In the past I have had the error show up once, then I re-run the print and there is no problem.
I sent this to support, but I wanted to pool you folk for other thoughts. Three weeks in and I really wanted to print a mask for tonight, now I’m stuck.
[Solution]
Restart computer, turn glowforge off for 20 minutes, now it works fine.
I’ve had it refuse to cut on black painted acrylic. (When I painted it for those eye lamps.) Got around it by putting a white paper masking tape over the black paint.
Try a white masking…I think the camera relies on a lighter color when it takes it’s shot to calculate the height.
edit: and like @scatterbrains says below, make sure you have set the thickness for your unknown material.
Unfortunately that’s one of those generic error messages that could be caused by something in the file, or by something that the machine can’t see and interpret correctly.
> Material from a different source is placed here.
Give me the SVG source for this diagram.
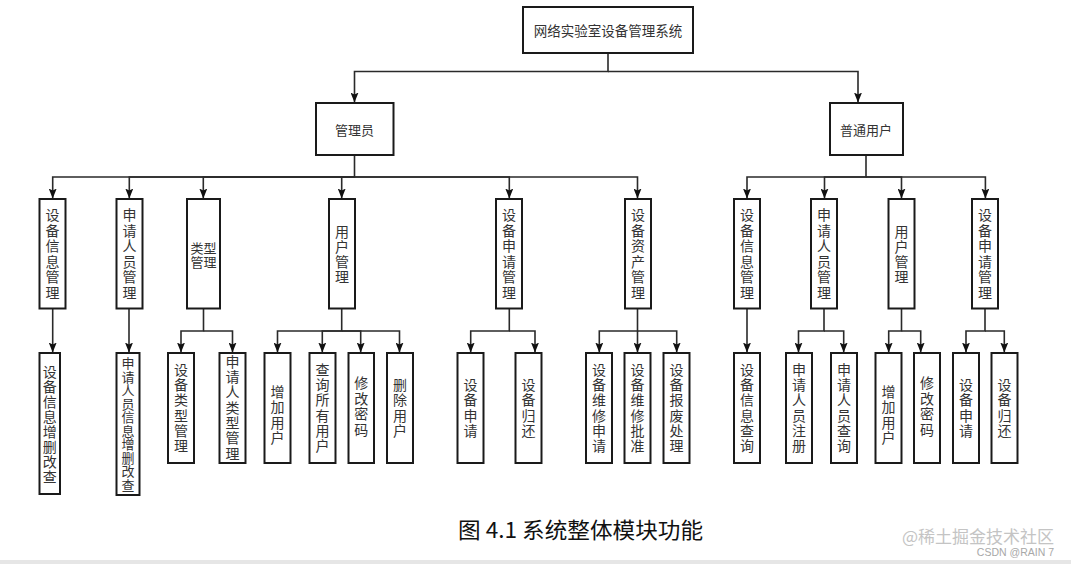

First I’d make sure the height of the material is entered correctly in the Unknown Materials slot at the top left column.
If that doesn’t fix it, I’d try the white masking tape.
And if that doesn’t do it, I’d try another file, just to make sure the problem isn’t in the file itself.
Though these posts about unknown errors are legion, now…I still find them interesting. Just last night I got this same error and finally figured out that some of my designs had no stroke width at all! Could have taken me forever to figure that out, but I guess I just lucked out. Anyway, as soon as I gave them a width, the error went away. I do agree completely though…would be so nice to have more info. when those error windows pop up. Could save a lot of time and grief.
I have generally seen that error for 1 of 3 reasons.
My overall print was too complex for some reason (LPI/too much detail/etc). Reducing print complexity or portioning it out resolves that.
There was a problem with my file preventing processing. (Some examples above, folks here are great at troubleshooting those.)
I hit print too soon after the previous job finished. This error seems to have vanished, replaced by the whole interface just freezing. I find that outcome to be less desirable than the error message that could be accepted, then send the same print again a few moments later.
I ran into an error that seemed to be a result of several hours of multiple small jobs, loading different designs and different materials, a couple times I canceled the print job before I pressed the hard start after I noticed something off. All of the designs I printed several times and they were very simple, just cuts and scores of simple shapes. Finally it just got stuck in calibrating. Not sure what the deal was, but shutting everything down and logging out did the trick.